STATED GOAL:
Please write out the lines of the data exactly, beginning with the first and ending with the line containing "ax.vlines(co2_start, YBOT, cumulative[0], color='black', lw=2.2)"; leave the pictures behind.

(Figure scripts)
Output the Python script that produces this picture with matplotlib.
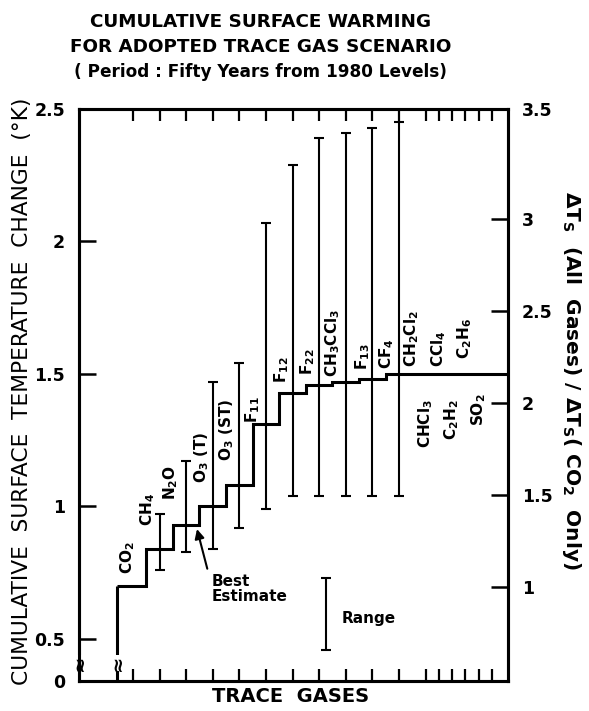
import matplotlib
matplotlib.use('Agg')
import matplotlib.pyplot as plt
import numpy as np

plt.rcParams['font.family'] = ['DejaVu Sans']
plt.rcParams['mathtext.default'] = 'bf'

# ---- data ----
gases = ['CO$_2$', 'CH$_4$', 'N$_2$O', 'O$_3$ (T)', 'O$_3$ (ST)', 'F$_{11}$',
         'F$_{12}$', 'F$_{22}$', 'CH$_3$CCl$_3$', 'F$_{13}$', 'CF$_4$']
cumulative = [0.70, 0.84, 0.93, 1.00, 1.08, 1.31, 1.43, 1.46, 1.47, 1.48, 1.50]
range_low = [np.nan, 0.76, 0.83, 0.84, 0.92, 0.99, 1.04, 1.04, 1.04, 1.04, 1.04]
range_high = [np.nan, 0.97, 1.17, 1.47, 1.54, 2.07, 2.29, 2.39, 2.41, 2.43, 2.45]
minor_gases = ['CH$_2$Cl$_2$', 'CHCl$_3$', 'CCl$_4$', 'C$_2$H$_2$', 'C$_2$H$_6$', 'SO$_2$']
left_ticks = [0.5, 1, 1.5, 2, 2.5]
left_labels = ['0.5', '1', '1.5', '2', '2.5']
right_ticks = [1, 1.5, 2, 2.5, 3]
right_labels = ['1', '1.5', '2', '2.5', '3']
legend_range = [0.46, 0.73]

# ---- layout ----
W, H = 589, 711
fig = plt.figure(figsize=(W / 100, H / 100), dpi=100)
ax = fig.add_axes([79 / W, 1 - 681 / H, (508 - 79) / W, (681 - 109) / H])

YBOT, YTOP = 0.3415, 2.5
XMIN, XMAX = -2.03, 14.1
ax.set_ylim(YBOT, YTOP)
ax.set_xlim(XMIN, XMAX)

n = len(gases)
xc = np.arange(n)
minor_x = n + 0.5 * np.arange(len(minor_gases))
co2_start = -0.6

# step curve
edges = np.concatenate([[co2_start], xc[1:] - 0.5, [XMAX]])
ax.stairs(cumulative, edges, baseline=None, color='black', lw=2.2)
ax.vlines(co2_start, YBOT, cumulative[0], color='black', lw=2.2)

# ranges
lo = np.array(range_low); hi = np.array(range_high)
ok = ~np.isnan(lo)
ax.errorbar(xc[ok], (lo[ok] + hi[ok]) / 2, yerr=(hi[ok] - lo[ok]) / 2, fmt='none',
            ecolor='black', elinewidth=1.5, capsize=3.5, capthick=1.5)

# gas labels
lab_y = [0.745, 0.925, 1.025, 1.09, 1.17, 1.315, 1.465, 1.495, 1.49, 1.515, 1.52]
lab_dx = [-0.2, -0.45, -0.6, -0.42, -0.48, -0.5, -0.42, -0.42, -0.5, -0.35, -0.45]
for i, g in enumerate(gases):
    ax.text(xc[i] + lab_dx[i], lab_y[i], g, rotation=90, ha='center', va='bottom',
            fontsize=11, fontweight='bold')
for j, g in enumerate(minor_gases):
    if j % 2 == 0:
        ax.text(minor_x[j] - 0.52, 1.525 + (0.03 if j == 4 else 0), g, rotation=90,
                ha='center', va='bottom', fontsize=11, fontweight='bold')
    else:
        ax.text(minor_x[j] - 0.5, 1.405 + (0.02 if j == 5 else 0), g, rotation=90,
                ha='center', va='top', fontsize=11, fontweight='bold')

# best estimate
ax.annotate('', xy=(2.38, 0.925), xytext=(2.82, 0.755),
            arrowprops=dict(arrowstyle='-|>', color='black', lw=1.5, mutation_scale=14))
ax.text(2.95, 0.745, 'Best\nEstimate', ha='left', va='top', fontsize=11,
        fontweight='bold', linespacing=1.0)

# range legend
ax.errorbar([7.26], [np.mean(legend_range)], yerr=[(legend_range[1] - legend_range[0]) / 2],
            fmt='none', ecolor='black', elinewidth=1.5, capsize=3.5, capthick=1.5)
ax.text(7.85, 0.579, 'Range', ha='left', va='center', fontsize=11, fontweight='bold')

# axis break marks
for xb in (XMIN, co2_start):
    ax.text(xb, 0.41, '\u2248', rotation=90, ha='center', va='center', fontsize=14,
            fontweight='bold', bbox=dict(facecolor='white', edgecolor='none', pad=0.0),
            clip_on=False, zorder=5)

# spines / ticks
for s in ax.spines.values():
    s.set_linewidth(2.2)
xt = np.concatenate([xc, minor_x])
ax.set_xticks(xt)
ax.set_xticklabels([])
ax.tick_params(axis='x', which='both', direction='in', length=8.5, width=1.6,
               top=True, bottom=True)
ax.set_yticks([YBOT] + left_ticks)
ax.set_yticklabels(['0'] + left_labels, fontsize=12.5, fontweight='bold')
ax.tick_params(axis='y', direction='in', length=12, width=1.8, pad=10)

ax2 = ax.twinx()
R1_PX, R2_PX = 587, 403
per = (R1_PX - R2_PX)
r_bot = 1 - (681 - R1_PX) / per
r_top = 1 + (R1_PX - 109) / per
ax2.set_ylim(r_bot, r_top)
ax2.set_yticks(right_ticks + [r_top])
ax2.set_yticklabels(right_labels + ['3.5'], fontsize=12.5, fontweight='bold')
ax2.tick_params(axis='y', direction='in', length=12, width=1.8, pad=10)
for s in ax2.spines.values():
    s.set_linewidth(2.2)

# axis titles
fig.text(22 / W, 1 - 391 / H, 'CUMULATIVE  SURFACE  TEMPERATURE  CHANGE  (\u00b0K)',
         rotation=90, ha='center', va='center', fontsize=15.7)
fig.text(572 / W, 1 - 380 / H,
         r'$\Delta$T$_S$  (All  Gases) / $\Delta$T$_S$( CO$_2$  Only)',
         rotation=-90, ha='center', va='center', fontsize=14.5, fontweight='bold')
fig.text(291 / W, 1 - 697 / H, 'TRACE  GASES', ha='center', va='center',
         fontsize=14, fontweight='bold')

# title
fig.text(261 / W, 1 - 22 / H, 'CUMULATIVE SURFACE WARMING', ha='center', va='center',
         fontsize=13.2, fontweight='bold')
fig.text(261 / W, 1 - 47 / H, 'FOR ADOPTED TRACE GAS SCENARIO', ha='center', va='center',
         fontsize=13.2, fontweight='bold')
fig.text(261 / W, 1 - 72 / H, '( Period : Fifty Years from 1980 Levels)', ha='center',
         va='center', fontsize=12.2, fontweight='bold')

fig.savefig('out.png', dpi=100)
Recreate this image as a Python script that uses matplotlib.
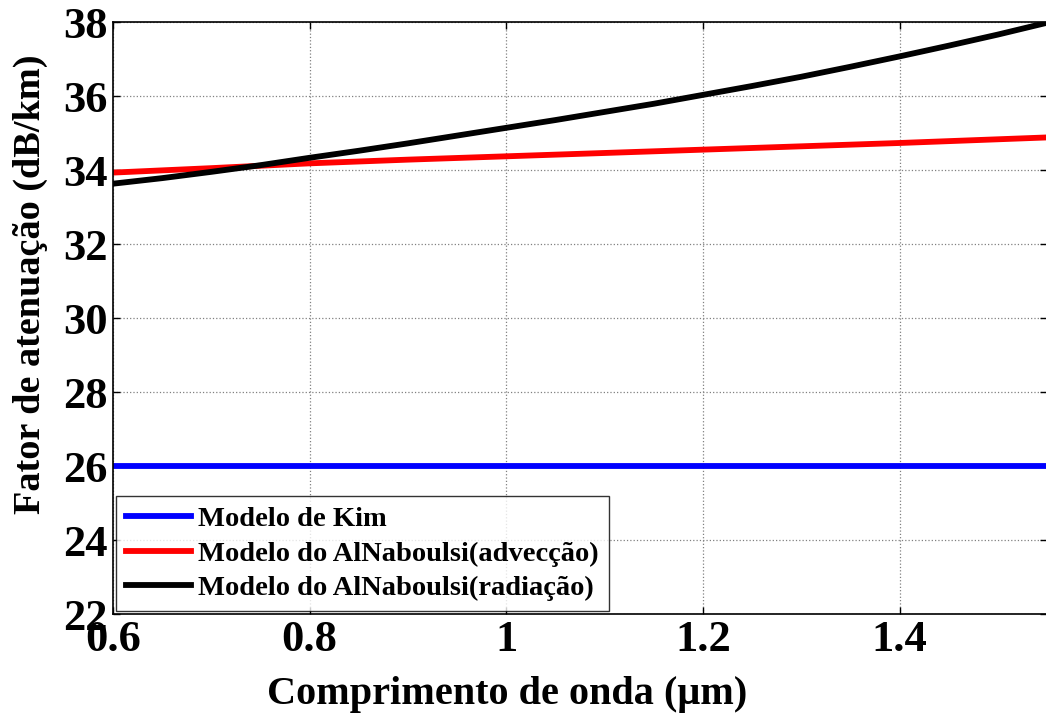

OUTPUT OF THE TASK:
Output the Python script that produces this picture with matplotlib.
import matplotlib
matplotlib.use('Agg')
import matplotlib.pyplot as plt
import numpy as np

plt.rcParams['font.family'] = ['DejaVu Sans']
plt.rcParams['mathtext.default'] = 'bf'

# ---- data ----
gases = ['CO$_2$', 'CH$_4$', 'N$_2$O', 'O$_3$ (T)', 'O$_3$ (ST)', 'F$_{11}$',
         'F$_{12}$', 'F$_{22}$', 'CH$_3$CCl$_3$', 'F$_{13}$', 'CF$_4$']
cumulative = [0.70, 0.84, 0.93, 1.00, 1.08, 1.31, 1.43, 1.46, 1.47, 1.48, 1.50]
range_low = [np.nan, 0.76, 0.83, 0.84, 0.92, 0.99, 1.04, 1.04, 1.04, 1.04, 1.04]
range_high = [np.nan, 0.97, 1.17, 1.47, 1.54, 2.07, 2.29, 2.39, 2.41, 2.43, 2.45]
minor_gases = ['CH$_2$Cl$_2$', 'CHCl$_3$', 'CCl$_4$', 'C$_2$H$_2$', 'C$_2$H$_6$', 'SO$_2$']
left_ticks = [0.5, 1, 1.5, 2, 2.5]
left_labels = ['0.5', '1', '1.5', '2', '2.5']
right_ticks = [1, 1.5, 2, 2.5, 3]
right_labels = ['1', '1.5', '2', '2.5', '3']
legend_range = [0.46, 0.73]

# ---- layout ----
W, H = 589, 711
fig = plt.figure(figsize=(W / 100, H / 100), dpi=100)
ax = fig.add_axes([79 / W, 1 - 681 / H, (508 - 79) / W, (681 - 109) / H])

YBOT, YTOP = 0.3415, 2.5
XMIN, XMAX = -2.03, 14.1
ax.set_ylim(YBOT, YTOP)
ax.set_xlim(XMIN, XMAX)

n = len(gases)
xc = np.arange(n)
minor_x = n + 0.5 * np.arange(len(minor_gases))
co2_start = -0.6

# step curve
edges = np.concatenate([[co2_start], xc[1:] - 0.5, [XMAX]])
ax.stairs(cumulative, edges, baseline=None, color='black', lw=2.2)
ax.vlines(co2_start, YBOT, cumulative[0], color='black', lw=2.2)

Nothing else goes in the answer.